Another interesting observation that can be extracted from our data is that training models only on a category of samples, like documents, scripts, or installers, produces radically different results from the features that these specified models consider relevant. This suggests that specialized models are needed for different kinds of malware delivery mediums.

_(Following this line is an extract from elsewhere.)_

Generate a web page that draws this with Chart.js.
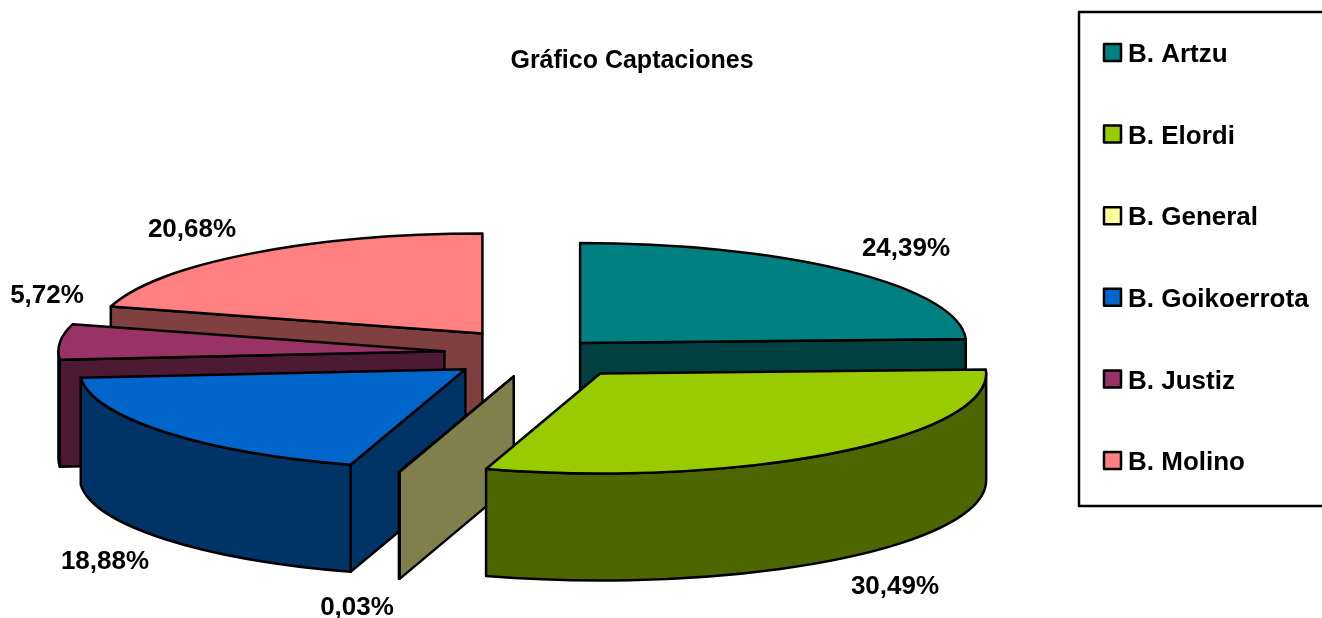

Our study used a simple random forest that worked on features using simple predicates. As future work, we consider using encoders to extract features from LEDA events, using deep learning to create more complex models, and finally, training and testing on even larger datasets.
7. Conclusions
Our paper presented LEDA, an event-driven architecture for malware detection during execution. This system is based on incomplete logs that continuously update with process activity as soon as sensors detect processes performing various actions. LEDA sees processes as a list of events on which it can apply feature extractors to create feature vectors for processes and evaluate these feature vectors with previously trained malware detection models.
Another key contribution to malware detection is Algorithm 1, which can identify noise introduced by the operating system during program execution. We can remove this noise by training machine learning models on only relevant data.
Our final major contribution is a methodology for determining the optimal timing for evaluating machine learning models. Using our proposed approach, we can create a malware detection system that works on incomplete logs without affecting system performance.
We tested LEDA using malware samples from 2018. We separated the malware based on the month it was first added to our database and measured the temporal decay in our system’s F1 Score during the year, achieving, in our best case, a decay starting from an F1 Score of 0.9415 close to the training time and finishing with an F1 Score of 0.9135 at the end of the year.
Finally, we tested LEDA’s performance impact using industry-specific benchmarks and showed that it is very small.
We believe that real-time malware detection based on incomplete logs is a very important research subject that is seldom addressed in the literature, and we hope that LEDA can inspire other researchers to work on it.